At the curtain call Wainwright came on wearing an utterly outrageous pink tartan suit.

I can't wait to see what he comes up with next.




1 comment:

  1. The reviews were pretty scathing. They identified borrowings from or echoes of not only the composers I listed but also Massenet, Strauss, Wagner, Debussy, Ravel, Janacek, Poulenc, Weill... Fiona Maddocks in The Observer called it " a tutti-frutti of plundered styles and tropes" and "an operatic Madame Tussauds", "piffle" and "opera's equivalent of vanity publishing." Wow. Michael White in the Telegraph was kinder and much fairer: "Wonderfully absurd? Absurdly wonderful?... And yet it’s also touching, haunting, sometimes beautiful and far more capable a piece than I expected. It outclasses Paul McCartney’s excursions into ’seriousness’. It’s musically more worthwhile than anything in the Lloyd Webber canon you could call operatic. And I just wish I could figure out whether its resort to every opera cliché in the book is the result of innocence or calculation." The music? "The invention isn’t sustained: ideas don’t develop, they’re patched together with the musical equivalent of scissors and paste. The pace is unrelievedly pedestrian: it’s always harder to write fast music.
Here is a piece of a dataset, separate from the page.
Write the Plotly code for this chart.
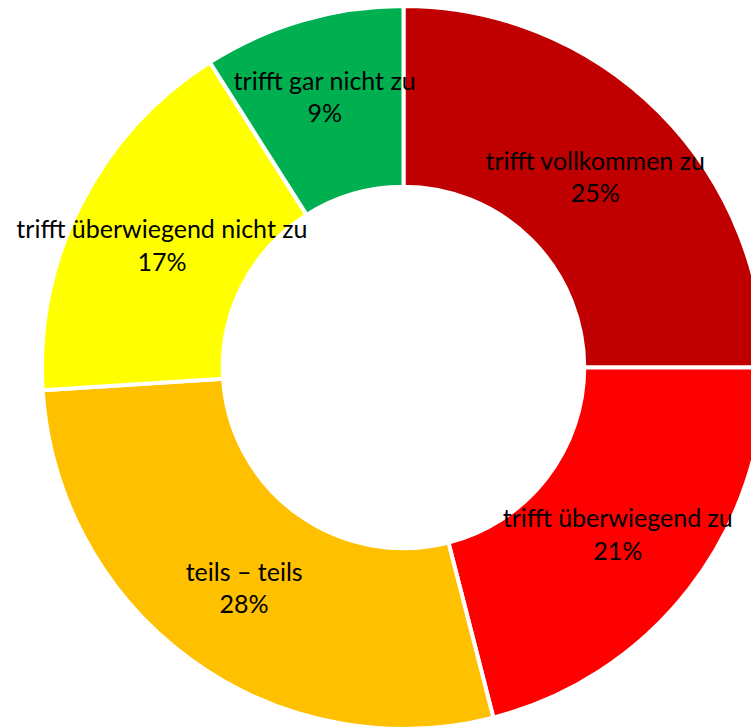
import plotly.graph_objects as go

categories = ["trifft vollkommen zu", "trifft überwiegend zu", "teils – teils",
              "trifft überwiegend nicht zu", "trifft gar nicht zu"]
values = [25, 21, 28, 17, 9]
colors = ["#C00000", "#FF0000", "#FFC000", "#FFFF00", "#00B050"]

fig = go.Figure(go.Pie(
    labels=categories,
    values=values,
    hole=0.5,
    sort=False,
    direction="clockwise",
    rotation=0,
    marker=dict(colors=colors, line=dict(color="white", width=4)),
    texttemplate="%{label}<br>%{percent:.0%}",
    textposition="inside",
    insidetextorientation="horizontal",
    textfont=dict(family="Lato", size=25, color="black"),
    showlegend=False,
    hoverinfo="label+percent",
))

fig.update_layout(
    width=765, height=729,
    margin=dict(l=42, r=0, t=6, b=0),
    paper_bgcolor="white",
    plot_bgcolor="white",
    uniformtext=dict(minsize=25, mode="show"),
)

fig.write_html(
    "out.html",
    config={"displayModeBar": False},
    post_script="document.body.style.margin='0';document.body.style.overflow='hidden';document.documentElement.style.overflow='hidden';",
)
And the orchestration is raw, like cabaret music stretched to breaking point." But overall? "Yes, it was derivative and crude, but as a love-note to the world of opera it was also deeply touching and heartfelt." The Guardian called it "cut-and-paste late 19th-century romantic opera" and called it "the work of a man who loves opera and the sensations it delivers, without understanding how it is paced, or how it generates dramatic tension." And David Nice on The Arts Desk was won over: "What began in sticky artifice ended in a chaste authenticity."